Exercise: Only the lines from the start of the data through the line with "let chart = echarts.init(document.getElementById('chart'))" belong in the copy. Restate them word for word, minus the pictures.

Records for this exercise:
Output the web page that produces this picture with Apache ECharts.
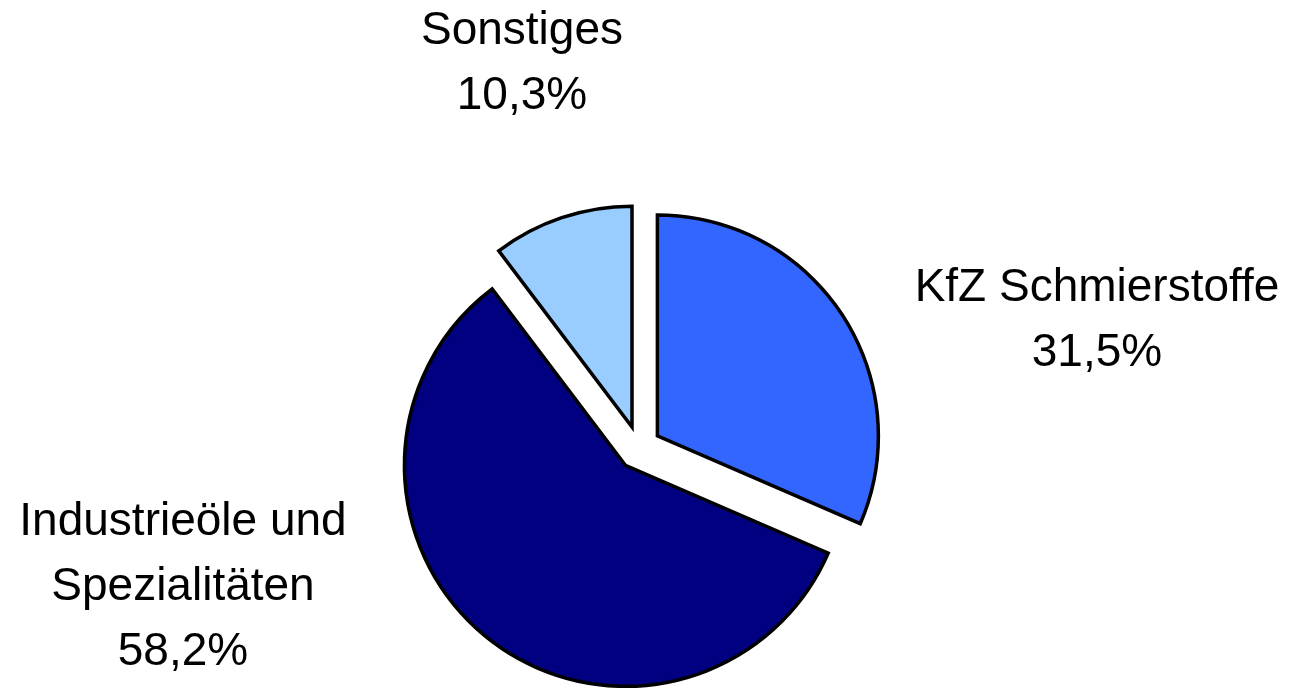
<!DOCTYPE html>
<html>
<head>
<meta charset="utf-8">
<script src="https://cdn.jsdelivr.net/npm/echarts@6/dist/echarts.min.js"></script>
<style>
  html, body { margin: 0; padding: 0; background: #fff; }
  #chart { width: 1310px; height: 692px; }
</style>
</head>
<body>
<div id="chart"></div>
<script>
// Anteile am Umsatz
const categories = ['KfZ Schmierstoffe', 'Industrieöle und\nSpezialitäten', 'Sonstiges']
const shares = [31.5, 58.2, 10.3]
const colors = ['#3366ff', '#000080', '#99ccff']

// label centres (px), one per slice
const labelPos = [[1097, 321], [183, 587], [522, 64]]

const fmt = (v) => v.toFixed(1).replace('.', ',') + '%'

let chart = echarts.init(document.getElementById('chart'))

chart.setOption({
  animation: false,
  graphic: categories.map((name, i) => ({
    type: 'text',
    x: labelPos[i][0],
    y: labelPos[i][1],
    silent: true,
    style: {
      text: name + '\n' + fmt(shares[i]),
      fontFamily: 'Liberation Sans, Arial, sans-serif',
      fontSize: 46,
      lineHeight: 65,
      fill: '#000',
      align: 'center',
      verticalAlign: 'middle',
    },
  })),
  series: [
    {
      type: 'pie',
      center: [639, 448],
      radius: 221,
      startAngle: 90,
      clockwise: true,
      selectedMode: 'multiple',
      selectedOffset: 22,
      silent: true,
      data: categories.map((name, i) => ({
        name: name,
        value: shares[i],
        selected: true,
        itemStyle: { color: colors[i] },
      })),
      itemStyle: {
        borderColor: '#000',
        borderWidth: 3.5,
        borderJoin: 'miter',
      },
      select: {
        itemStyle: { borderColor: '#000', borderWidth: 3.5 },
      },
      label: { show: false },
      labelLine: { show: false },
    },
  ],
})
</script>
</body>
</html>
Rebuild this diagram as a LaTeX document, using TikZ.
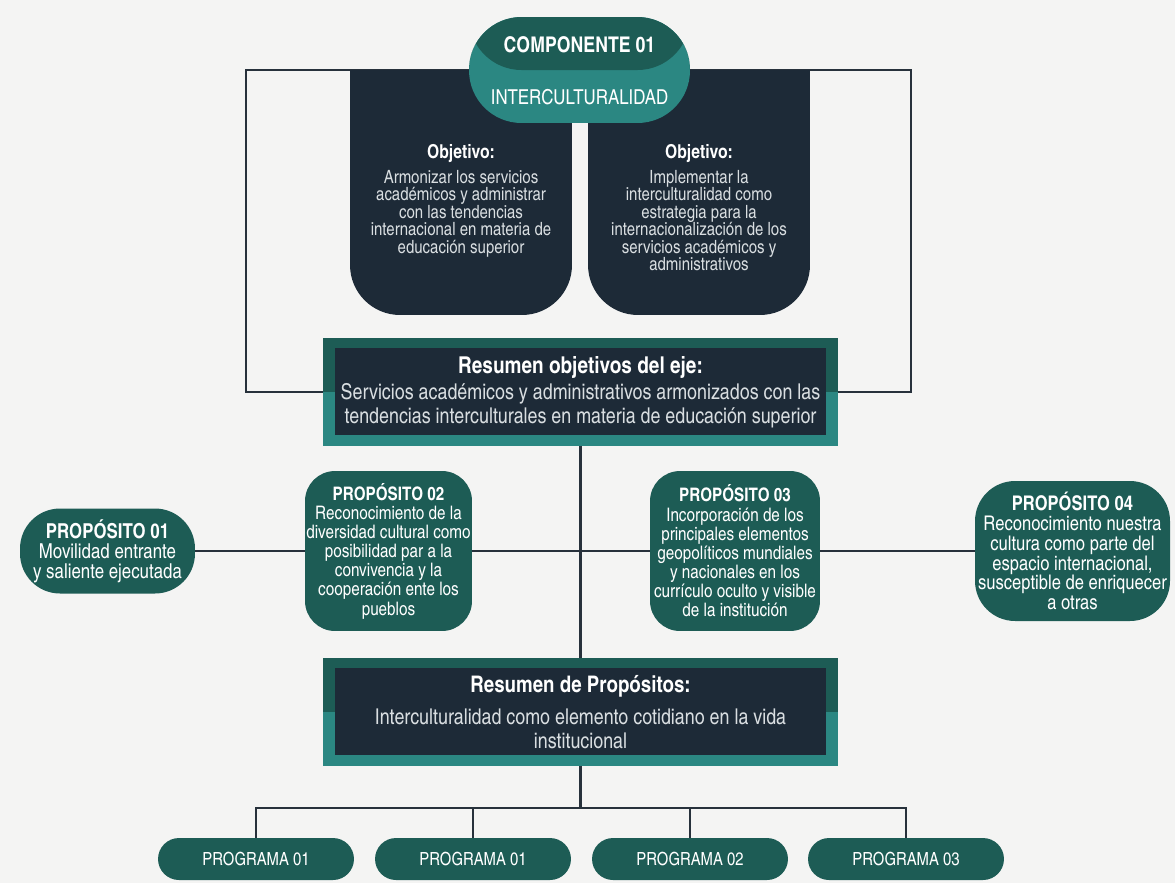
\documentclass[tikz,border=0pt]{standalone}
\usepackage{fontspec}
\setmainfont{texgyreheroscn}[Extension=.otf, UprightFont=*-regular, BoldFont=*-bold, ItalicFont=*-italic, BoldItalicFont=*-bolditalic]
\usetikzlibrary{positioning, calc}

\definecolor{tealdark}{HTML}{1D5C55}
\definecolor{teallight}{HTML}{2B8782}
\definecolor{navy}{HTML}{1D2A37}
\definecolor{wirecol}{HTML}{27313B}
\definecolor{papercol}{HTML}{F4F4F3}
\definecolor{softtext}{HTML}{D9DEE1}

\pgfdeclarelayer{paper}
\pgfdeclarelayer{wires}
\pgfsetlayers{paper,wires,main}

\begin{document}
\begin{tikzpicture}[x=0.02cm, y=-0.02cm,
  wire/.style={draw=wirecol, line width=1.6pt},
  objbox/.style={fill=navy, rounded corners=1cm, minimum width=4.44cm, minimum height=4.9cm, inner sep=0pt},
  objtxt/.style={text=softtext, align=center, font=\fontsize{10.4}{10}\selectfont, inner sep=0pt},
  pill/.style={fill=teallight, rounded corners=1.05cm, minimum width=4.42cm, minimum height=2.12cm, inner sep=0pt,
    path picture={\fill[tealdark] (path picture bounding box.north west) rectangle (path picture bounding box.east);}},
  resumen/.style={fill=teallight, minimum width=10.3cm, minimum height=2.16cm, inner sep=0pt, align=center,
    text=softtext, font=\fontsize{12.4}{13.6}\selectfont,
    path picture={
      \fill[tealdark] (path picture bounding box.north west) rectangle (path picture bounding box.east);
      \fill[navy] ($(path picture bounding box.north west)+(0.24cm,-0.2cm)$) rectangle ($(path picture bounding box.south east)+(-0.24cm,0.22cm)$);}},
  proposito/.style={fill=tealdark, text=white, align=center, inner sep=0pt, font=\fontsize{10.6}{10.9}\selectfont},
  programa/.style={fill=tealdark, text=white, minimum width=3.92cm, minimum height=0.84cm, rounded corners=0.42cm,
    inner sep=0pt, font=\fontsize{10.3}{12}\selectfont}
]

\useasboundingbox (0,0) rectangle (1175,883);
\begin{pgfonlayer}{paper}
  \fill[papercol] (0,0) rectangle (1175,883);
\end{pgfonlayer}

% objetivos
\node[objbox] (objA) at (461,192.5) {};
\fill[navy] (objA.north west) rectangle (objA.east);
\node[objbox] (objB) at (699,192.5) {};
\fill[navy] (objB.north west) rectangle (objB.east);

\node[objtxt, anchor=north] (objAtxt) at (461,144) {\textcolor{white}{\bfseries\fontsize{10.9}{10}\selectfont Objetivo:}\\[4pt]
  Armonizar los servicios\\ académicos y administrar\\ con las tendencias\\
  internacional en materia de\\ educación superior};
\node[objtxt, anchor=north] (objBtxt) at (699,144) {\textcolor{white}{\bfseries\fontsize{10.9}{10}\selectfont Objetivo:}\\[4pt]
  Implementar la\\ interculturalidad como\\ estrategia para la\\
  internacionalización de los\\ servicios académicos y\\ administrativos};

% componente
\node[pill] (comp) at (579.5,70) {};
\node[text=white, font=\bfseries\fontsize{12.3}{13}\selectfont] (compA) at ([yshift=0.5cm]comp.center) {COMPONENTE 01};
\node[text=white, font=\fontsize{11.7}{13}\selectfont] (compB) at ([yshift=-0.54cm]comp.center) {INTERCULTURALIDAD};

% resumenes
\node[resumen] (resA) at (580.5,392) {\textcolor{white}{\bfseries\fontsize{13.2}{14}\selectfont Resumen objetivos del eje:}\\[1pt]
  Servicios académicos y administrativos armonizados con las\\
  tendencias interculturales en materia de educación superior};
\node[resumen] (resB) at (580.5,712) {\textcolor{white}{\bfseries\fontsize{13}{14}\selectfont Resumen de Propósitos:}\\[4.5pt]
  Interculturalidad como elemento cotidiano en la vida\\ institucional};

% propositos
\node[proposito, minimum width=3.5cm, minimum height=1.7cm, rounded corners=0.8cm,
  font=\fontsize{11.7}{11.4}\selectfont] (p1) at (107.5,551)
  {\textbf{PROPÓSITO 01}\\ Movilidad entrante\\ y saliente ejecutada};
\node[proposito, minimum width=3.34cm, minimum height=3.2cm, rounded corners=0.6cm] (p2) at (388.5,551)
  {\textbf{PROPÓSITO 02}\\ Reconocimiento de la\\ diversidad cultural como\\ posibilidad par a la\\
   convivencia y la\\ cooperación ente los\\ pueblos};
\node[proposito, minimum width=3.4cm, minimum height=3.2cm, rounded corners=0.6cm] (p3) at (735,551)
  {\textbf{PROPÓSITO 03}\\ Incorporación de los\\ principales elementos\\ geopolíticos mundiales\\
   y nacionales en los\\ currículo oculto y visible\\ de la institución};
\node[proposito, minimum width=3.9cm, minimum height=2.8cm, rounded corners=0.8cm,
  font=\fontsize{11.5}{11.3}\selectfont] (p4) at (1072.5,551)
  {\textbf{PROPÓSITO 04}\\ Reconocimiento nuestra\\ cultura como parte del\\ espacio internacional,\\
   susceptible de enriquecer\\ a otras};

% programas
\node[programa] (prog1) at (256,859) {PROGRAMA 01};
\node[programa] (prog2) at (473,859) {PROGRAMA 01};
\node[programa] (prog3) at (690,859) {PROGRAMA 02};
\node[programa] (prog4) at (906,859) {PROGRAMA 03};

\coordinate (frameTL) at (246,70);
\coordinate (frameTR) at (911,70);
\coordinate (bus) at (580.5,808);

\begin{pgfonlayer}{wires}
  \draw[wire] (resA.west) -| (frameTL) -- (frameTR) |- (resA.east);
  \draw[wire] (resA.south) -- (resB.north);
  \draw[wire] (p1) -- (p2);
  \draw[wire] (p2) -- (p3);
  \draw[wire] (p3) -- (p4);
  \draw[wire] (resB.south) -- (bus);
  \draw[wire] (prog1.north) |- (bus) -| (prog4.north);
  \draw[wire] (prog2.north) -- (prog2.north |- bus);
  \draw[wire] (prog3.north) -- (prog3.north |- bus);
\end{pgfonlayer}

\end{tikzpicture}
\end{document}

Response for this exercise:
Output the web page that produces this picture with Apache ECharts.
<!DOCTYPE html>
<html>
<head>
<meta charset="utf-8">
<script src="https://cdn.jsdelivr.net/npm/echarts@6/dist/echarts.min.js"></script>
<style>
  html, body { margin: 0; padding: 0; background: #fff; }
  #chart { width: 1310px; height: 692px; }
</style>
</head>
<body>
<div id="chart"></div>
<script>
// Anteile am Umsatz
const categories = ['KfZ Schmierstoffe', 'Industrieöle und\nSpezialitäten', 'Sonstiges']
const shares = [31.5, 58.2, 10.3]
const colors = ['#3366ff', '#000080', '#99ccff']

// label centres (px), one per slice
const labelPos = [[1097, 321], [183, 587], [522, 64]]

const fmt = (v) => v.toFixed(1).replace('.', ',') + '%'

let chart = echarts.init(document.getElementById('chart'))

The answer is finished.